Each day feels a little longer than the last. They don’t start out that way; you awaken each morning and, for the first few seconds, everything’s fine.
But then you remember–you’ll always remember–that you’re suffering from a loss and in the new book “Good Grief” by Theresa Caputo, you’ll see how your loved one wants you to move on.
Ever since she was a young girl, Caputo has been able to “sense and feel Spirit that’s around us every day.” She can, therefore, pass on messages from those who’ve passed–and the dead have a lot to say.
This book is the result of what Spirit has told Caputo.
Spirit, she writes, want everyone to know that “death has ended their lives but shouldn’t end yours.” They have died but they are still with you, and while they absolutely know you’ll grieve, they want you to heal, too.

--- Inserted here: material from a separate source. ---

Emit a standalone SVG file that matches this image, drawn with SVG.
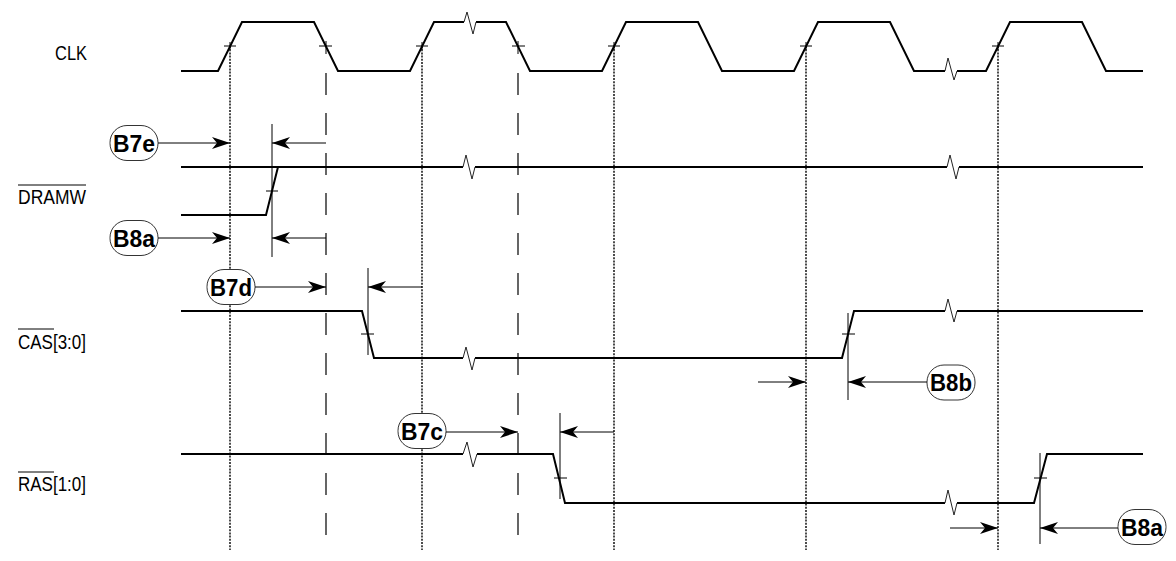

All you want is to have your old life back but your goal, says Caputo, is to find a “new normal.” To start the process, understand that grieving is different for everyone, and the time it takes is personal. There are no rules and “there are no expectations…”
“Even so,” says Caputo, “the most complicated grief process must include the intention to embrace life again, which is what Spirit considers healing.”
To reach for healing, reach first for your higher power, whether it’s God or another deity. Pay attention for signs or coincidences; both are good indications that your loved one is with you. Learn to self-soothe and meditate. Although it feels impossible, learn to give up guilt and anger by understanding that we all have a “destiny window.” Try to get enough sleep, eat well, and forgive yourself for things that happened in the past, “speak your truth,” face your fears, and get unstuck. Move forward and finally, says Caputo, learn to generate “an incredible amount of positive energy” through gratitude. It “helps you embrace life every day.”
Let’s start here: It’s astonishingly easy to scoff at what’s inside “Good Grief,” but scoffing likely means you don’t need its information. Skeptics, please quietly put this book back on the shelf. It’s not for you.
Instead, the famous Long Island medium filled her book with words of companionship and hope, which goes a long way to comfort those who are in the throes of grief and are nearly paralyzed by it. Now, granted, what she says could probably be found in nearly every survivor’s self-help book, but hers mixes religion and new-age with exercises and get-through advice, in a tone that’s extremely gentle for those who need a very light touch. Caputo admits she’s not a therapist, but that quiet literary hand-holding may be all some readers truly need.
While this book somewhat lacks heavily-detailed client stories and may therefore seem like a quick read for fans, it’s good but it isn’t really for them. Instead, “Good Grief” has a target: for the newly-bereaved, it’s worth spending a little more time.